- [Problem description]
Copy each line of the data below exactly, leaving out pictures.

-----

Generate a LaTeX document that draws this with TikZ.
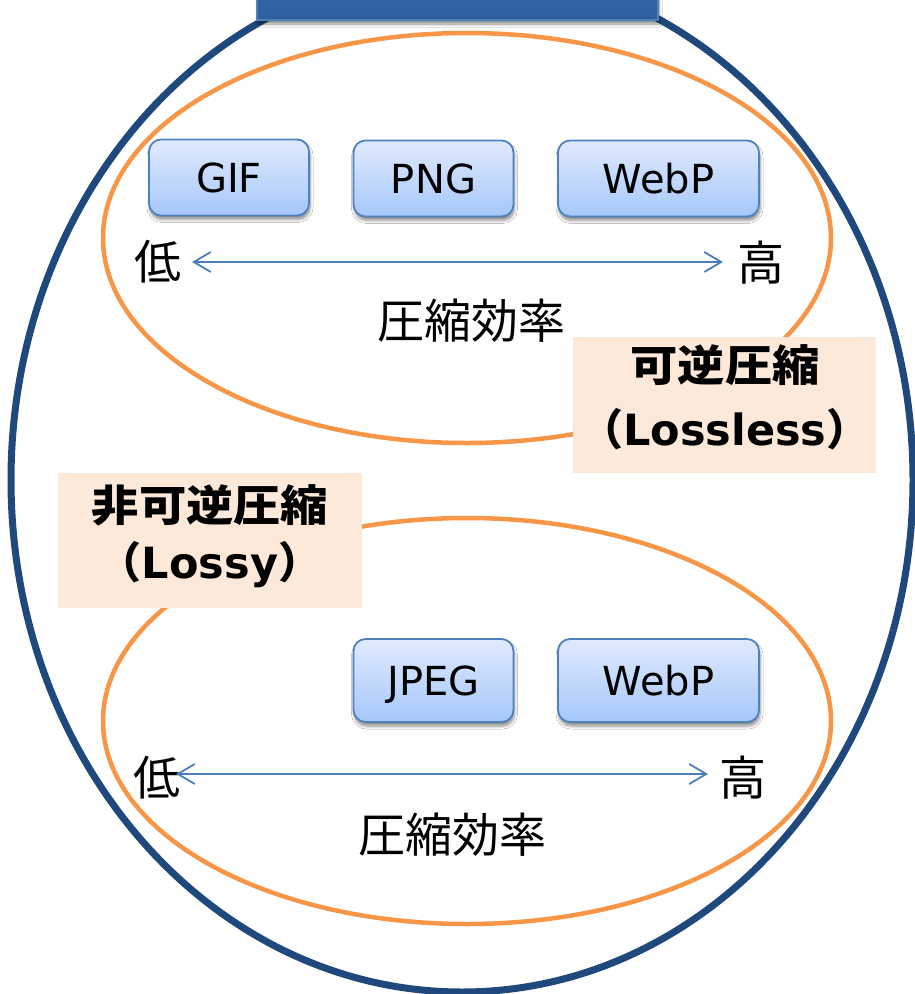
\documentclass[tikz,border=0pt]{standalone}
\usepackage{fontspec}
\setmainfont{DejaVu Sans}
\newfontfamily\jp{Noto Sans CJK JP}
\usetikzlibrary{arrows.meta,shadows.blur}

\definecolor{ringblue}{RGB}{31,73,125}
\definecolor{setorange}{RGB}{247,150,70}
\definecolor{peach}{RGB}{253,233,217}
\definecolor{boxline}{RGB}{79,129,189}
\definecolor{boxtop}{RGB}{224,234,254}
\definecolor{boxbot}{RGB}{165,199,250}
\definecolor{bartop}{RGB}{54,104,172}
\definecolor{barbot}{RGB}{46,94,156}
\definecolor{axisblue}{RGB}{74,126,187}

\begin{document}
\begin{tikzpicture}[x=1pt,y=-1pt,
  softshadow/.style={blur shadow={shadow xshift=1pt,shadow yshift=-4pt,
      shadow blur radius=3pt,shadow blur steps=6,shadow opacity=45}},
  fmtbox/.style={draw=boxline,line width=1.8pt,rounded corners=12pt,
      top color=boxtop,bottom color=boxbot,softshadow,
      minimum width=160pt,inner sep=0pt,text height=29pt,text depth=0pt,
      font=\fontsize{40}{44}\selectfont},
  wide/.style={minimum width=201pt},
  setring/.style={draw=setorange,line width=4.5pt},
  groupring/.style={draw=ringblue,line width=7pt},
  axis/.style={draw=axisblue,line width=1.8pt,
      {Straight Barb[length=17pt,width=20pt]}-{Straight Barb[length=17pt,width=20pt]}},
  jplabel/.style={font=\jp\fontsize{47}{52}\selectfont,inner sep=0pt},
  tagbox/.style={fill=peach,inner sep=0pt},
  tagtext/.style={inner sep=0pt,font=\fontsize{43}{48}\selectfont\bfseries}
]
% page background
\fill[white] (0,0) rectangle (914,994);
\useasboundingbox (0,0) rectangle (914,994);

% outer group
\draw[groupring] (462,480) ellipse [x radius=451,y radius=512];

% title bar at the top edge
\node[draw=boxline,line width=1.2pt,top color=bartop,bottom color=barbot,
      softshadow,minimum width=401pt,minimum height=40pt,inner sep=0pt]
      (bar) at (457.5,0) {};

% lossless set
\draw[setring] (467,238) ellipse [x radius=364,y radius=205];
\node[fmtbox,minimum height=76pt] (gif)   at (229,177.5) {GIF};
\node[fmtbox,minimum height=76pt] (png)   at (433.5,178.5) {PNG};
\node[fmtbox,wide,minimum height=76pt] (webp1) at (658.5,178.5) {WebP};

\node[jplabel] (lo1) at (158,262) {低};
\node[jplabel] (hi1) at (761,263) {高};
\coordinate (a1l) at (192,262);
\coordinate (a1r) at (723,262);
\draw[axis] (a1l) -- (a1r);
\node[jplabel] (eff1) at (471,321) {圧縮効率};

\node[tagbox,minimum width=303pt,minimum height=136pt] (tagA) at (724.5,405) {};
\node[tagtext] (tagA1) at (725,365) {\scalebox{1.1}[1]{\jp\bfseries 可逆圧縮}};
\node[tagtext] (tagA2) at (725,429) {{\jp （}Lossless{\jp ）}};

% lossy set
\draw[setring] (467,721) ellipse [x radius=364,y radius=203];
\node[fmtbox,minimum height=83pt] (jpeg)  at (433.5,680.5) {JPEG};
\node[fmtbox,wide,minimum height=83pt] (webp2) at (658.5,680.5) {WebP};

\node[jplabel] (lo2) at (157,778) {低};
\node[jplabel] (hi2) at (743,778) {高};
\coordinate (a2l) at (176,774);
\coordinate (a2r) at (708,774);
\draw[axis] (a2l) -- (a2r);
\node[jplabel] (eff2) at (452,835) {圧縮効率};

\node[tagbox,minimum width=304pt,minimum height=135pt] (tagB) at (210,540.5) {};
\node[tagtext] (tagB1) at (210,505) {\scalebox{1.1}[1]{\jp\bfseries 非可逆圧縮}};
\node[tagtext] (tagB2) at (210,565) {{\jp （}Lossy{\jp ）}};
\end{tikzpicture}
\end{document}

-----

- [Expected output]
Generate a LaTeX document that draws this with TikZ.
\documentclass[tikz,border=0pt]{standalone}
\usepackage{fontspec}
\setmainfont{DejaVu Sans}
\newfontfamily\jp{Noto Sans CJK JP}
\usetikzlibrary{arrows.meta,shadows.blur}

\definecolor{ringblue}{RGB}{31,73,125}
\definecolor{setorange}{RGB}{247,150,70}
\definecolor{peach}{RGB}{253,233,217}
\definecolor{boxline}{RGB}{79,129,189}
\definecolor{boxtop}{RGB}{224,234,254}
\definecolor{boxbot}{RGB}{165,199,250}
\definecolor{bartop}{RGB}{54,104,172}
\definecolor{barbot}{RGB}{46,94,156}
\definecolor{axisblue}{RGB}{74,126,187}

\begin{document}
\begin{tikzpicture}[x=1pt,y=-1pt,
  softshadow/.style={blur shadow={shadow xshift=1pt,shadow yshift=-4pt,
      shadow blur radius=3pt,shadow blur steps=6,shadow opacity=45}},
  fmtbox/.style={draw=boxline,line width=1.8pt,rounded corners=12pt,
      top color=boxtop,bottom color=boxbot,softshadow,
      minimum width=160pt,inner sep=0pt,text height=29pt,text depth=0pt,
      font=\fontsize{40}{44}\selectfont},
  wide/.style={minimum width=201pt},
  setring/.style={draw=setorange,line width=4.5pt},
  groupring/.style={draw=ringblue,line width=7pt},
  axis/.style={draw=axisblue,line width=1.8pt,
      {Straight Barb[length=17pt,width=20pt]}-{Straight Barb[length=17pt,width=20pt]}},
  jplabel/.style={font=\jp\fontsize{47}{52}\selectfont,inner sep=0pt},
  tagbox/.style={fill=peach,inner sep=0pt},
  tagtext/.style={inner sep=0pt,font=\fontsize{43}{48}\selectfont\bfseries}
]
% page background
\fill[white] (0,0) rectangle (914,994);
\useasboundingbox (0,0) rectangle (914,994);

% outer group
\draw[groupring] (462,480) ellipse [x radius=451,y radius=512];

% title bar at the top edge
\node[draw=boxline,line width=1.2pt,top color=bartop,bottom color=barbot,
      softshadow,minimum width=401pt,minimum height=40pt,inner sep=0pt]
      (bar) at (457.5,0) {};

% lossless set
\draw[setring] (467,238) ellipse [x radius=364,y radius=205];
\node[fmtbox,minimum height=76pt] (gif)   at (229,177.5) {GIF};
\node[fmtbox,minimum height=76pt] (png)   at (433.5,178.5) {PNG};
\node[fmtbox,wide,minimum height=76pt] (webp1) at (658.5,178.5) {WebP};

\node[jplabel] (lo1) at (158,262) {低};
\node[jplabel] (hi1) at (761,263) {高};
\coordinate (a1l) at (192,262);
\coordinate (a1r) at (723,262);
\draw[axis] (a1l) -- (a1r);
\node[jplabel] (eff1) at (471,321) {圧縮効率};

\node[tagbox,minimum width=303pt,minimum height=136pt] (tagA) at (724.5,405) {};
\node[tagtext] (tagA1) at (725,365) {\scalebox{1.1}[1]{\jp\bfseries 可逆圧縮}};
\node[tagtext] (tagA2) at (725,429) {{\jp （}Lossless{\jp ）}};

% lossy set
\draw[setring] (467,721) ellipse [x radius=364,y radius=203];
\node[fmtbox,minimum height=83pt] (jpeg)  at (433.5,680.5) {JPEG};
\node[fmtbox,wide,minimum height=83pt] (webp2) at (658.5,680.5) {WebP};

\node[jplabel] (lo2) at (157,778) {低};
\node[jplabel] (hi2) at (743,778) {高};
\coordinate (a2l) at (176,774);
\coordinate (a2r) at (708,774);
\draw[axis] (a2l) -- (a2r);
\node[jplabel] (eff2) at (452,835) {圧縮効率};

\node[tagbox,minimum width=304pt,minimum height=135pt] (tagB) at (210,540.5) {};
\node[tagtext] (tagB1) at (210,505) {\scalebox{1.1}[1]{\jp\bfseries 非可逆圧縮}};
\node[tagtext] (tagB2) at (210,565) {{\jp （}Lossy{\jp ）}};
\end{tikzpicture}
\end{document}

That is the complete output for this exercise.